The negotiations with Iran over its nuclear weapons program are
today’s quintessential example. Those who will not confront a tyranny
engaged in terror from Argentina to the Middle East, and which is
committed to annihilating another country, will deeply resent Israel and
its leader.


For those who doubt the truth of this rule of life, there are plenty of other examples.


Take the Cold War.


Those who lived through it well recall that those who refused to
confront communism vilified those who did. Indeed, they vilified anyone
who merely labeled communism evil. When President Ronald Reagan declared
the Soviet Union an “evil empire,” he was excoriated by those who
refused to do so. Yet, if the words “evil” and “empire” have any
meaning, they perfectly applied to the Soviet Union.


But to those who opposed Reagan, these words could not be applied to the Soviet Union.


New York Times columnists lambasted the president for using such
language. The newspaper’s most prestigious columnist at the time, James
Reston, condemned Reagan for his “violent criticism of Russians as an
evil society.”


Anthony Lewis accused Reagan of using “simplistic theology.” Reagan
was using “a black and white standard to something that is much more
complex.”


Tom Wicker wrote that “the greater danger” than the spread of
communism “lies in Mr. Reagan’s vision of the superpower relationship as
Good versus Evil.”


Columnist Russell Baker added his contempt for Reagan’s
characterization of the Soviet Union. And, in a long Times article under
the headline, “Reagan’s Gaffe,” an unnamed “strategist” for former
Vice-President Walter Mondale told the newspaper that “Mr. Reagan had
undercut diplomatic efforts of recent months” — exactly as the Times and
the Obama administration now describe Benjamin Netanyahu doing to the
negotiations with Iran.


(For a detailed description of the reactions to Ronald Reagan’s anti-communism, see Ann Coulter’s book, “Treason.”)


Some 20 years later, when President George W. Bush characterized the
regimes of North Korea, Iraq and Iran as an “Axis of Evil,” he was
likewise lampooned — as if those mass murderous tyrannies were not evil.
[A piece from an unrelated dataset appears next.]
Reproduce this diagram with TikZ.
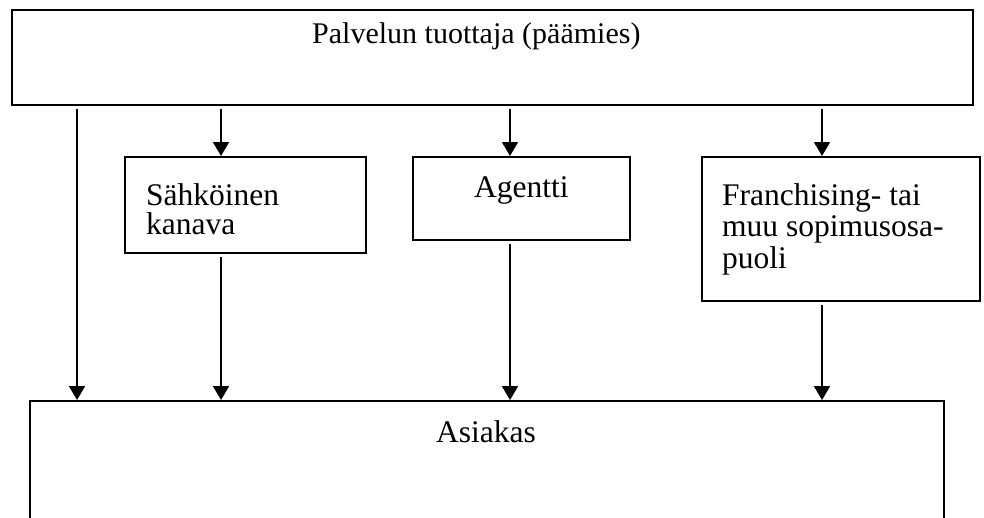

In short, those who refused to characterize the Soviet Union as evil
loathed Ronald Reagan and other anti-communists for doing so; and those
who objected to the “Axis of Evil” label placed on North Korea, Iran,
and Iraq loathed George W. Bush and his supporters. The loathing of
Benjamin Netanyahu is simply the latest example of the rule that those
who will not confront evil will instead confront those who do. (It’s
much safer, after all.)


Since the end of World War II, there has been a name for the people
who refuse to confront evil and who resent those who do: leftists.